Apparently so, according to research published this week. Molecular ecologist Luciano Beheregaray and colleagues looked at a distinct type of giant tortoise that lives on one volcano in the Galapagos islands. Here, you may recall, Charles Darwin had insights that guided him toward his theory of evolution by natural selection. Darwin famously ogled many unique species of finches, but he also gawked at giant tortoises lumbering across the volcanic landscape.
Just as those finches told a story of adaptation to the environment, those tortoises have now told a story of response to geologic change.
Using genetic techniques, the researchers examined different DNA markers, in a subspecies of Galapagos giant tortoise that lives on the upper slopes of Alcedo, a volcano on the island of Isabela.
Because DNA changes slowly but steadily, counting the genetic differences between two animals creates a "genetic calendar" of when the animals last shared a common ancestor. Although it's a mite controversial, a similar technique has traced all modern humans to an "African Eve" -- a small group of Homo sapiens who left Africa roughly 100,000 years ago.
Because Alcedo has the largest population of giant tortoises in the Galapagos, you might expect them to have the greatest genetic diversity. But in fact Beheregaray found a surprisingly low level of genetic diversity. After studying the DNA and doing the math, his group concluded that the genetic similarity could only be explained by a drastic reduction in the tortoise population about 1,000 centuries ago.
As even a fruit fly will tell you, such a "genetic bottleneck" slashes genetic diversity.
The timing of the bottleneck correlated nicely with a giant eruption of Alcedo about 100,000 years ago, which layered Alcedo's flanks with several meters of deadly, red-hot ash. Only a few giant tortoises - perhaps just one egg-carrying female - survived the cataclysm to found today's population.
What's new here is the nice correlation between genetics and geology, says Beheregaray, who is now an assistant professor of biology at Macquarie University, in Sydney, Australia. "This is the first study to provide a conclusive example of past demographic changes associated with prehistoric volcanism. ... By using sophisticated methods that analyze DNA markers, we are showing how a specific event, a volcano eruption, affected the history of a population -- an event that happened 100,000 years ago!"

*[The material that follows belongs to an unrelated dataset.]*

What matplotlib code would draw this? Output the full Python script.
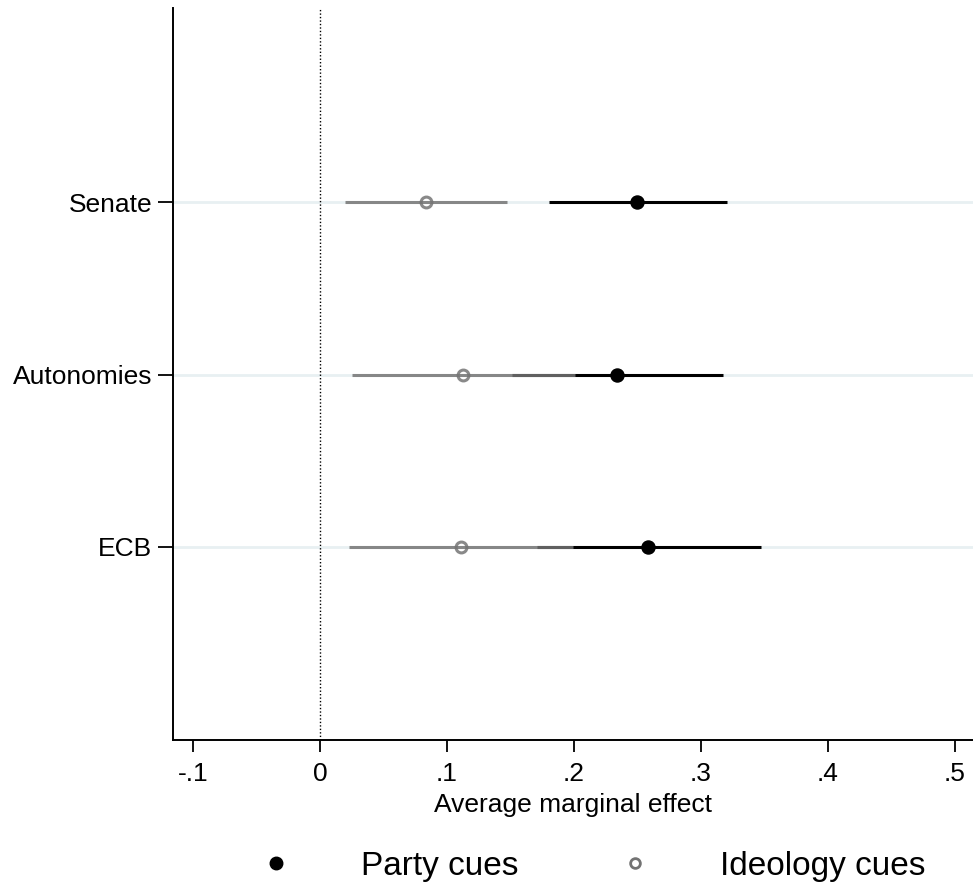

Islands, especially volcanic ones like the Galapagos and Hawaii, are headquarters of evolution, due to evolutionary processes that accelerate the formation of new species. Here's our gross oversimplification of island biodiversity:
The few organisms that manage to cross the ocean bring a random selection of
genes in what's called the founder effect. "Diversification may happen much faster because by chance the few individuals that colonize the population will be a small sample of the original population," Beheregaray explains.

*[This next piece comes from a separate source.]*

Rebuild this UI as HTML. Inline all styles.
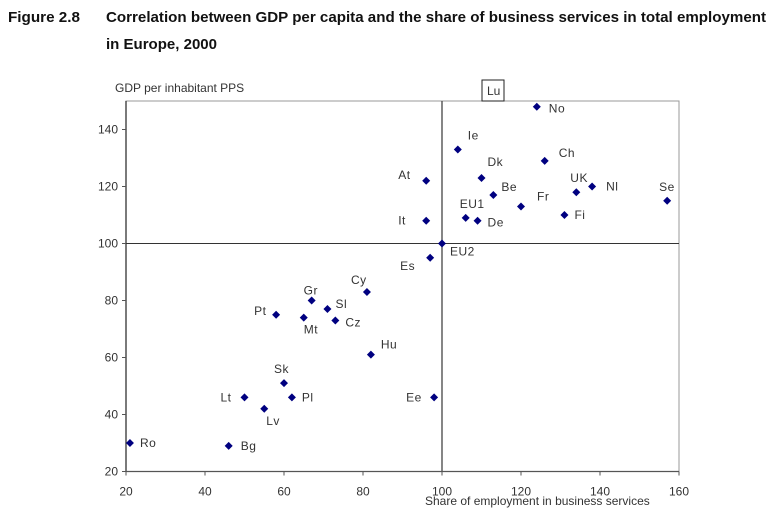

As the founder's offspring fill vacant ecological niches, they change in response to natural selection. This "adaptive radiation" explains, for example, why the Galapagos has so many finch species.
As new volcanoes arise from the ocean floor, both the founder effect and adaptive radiation are repeated, forming more species and sub-species.
Volcanic eruptions, like the giant one on Alcedo 100,000 years ago, reduce the gene pool in a random fashion. These "population bottlenecks" tend
to leave a genetically distinct surviving population.
Michel C. Milinkovitch
The Galapagos study is, in one sense, simply a comforting confirmation that the genetic record matches the geological record. But it could also be useful for conservation, says Beheregaray, who notes that even as Darwin's scientific offspring were grooving on the evolutionary marvels in the Galapagos, whalers were slaughtering tortoises for food and oil.
Today, the major threats to giant tortoises and other unique species on the Galapagos are the goats, cattle, pigs and other animals introduced by whalers and human colonists.
The Conservation Genetics of Giant Tortoises: Galapagos project, based at Yale University, intends to use what it calls "conservation genetics" to exploit DNA markers while probing biological diversity on the islands. The goal is to develop management techniques that will protect the giant tortoises, says Beheregaray.
Although Alcedo is isolated by lava fields, goats have finally reached it. Thousands of goats are born each year, and they are quickly destroying habitat, Beheregaray says. "The number of tortoises is declining, not because an eruption, but from the feral goats."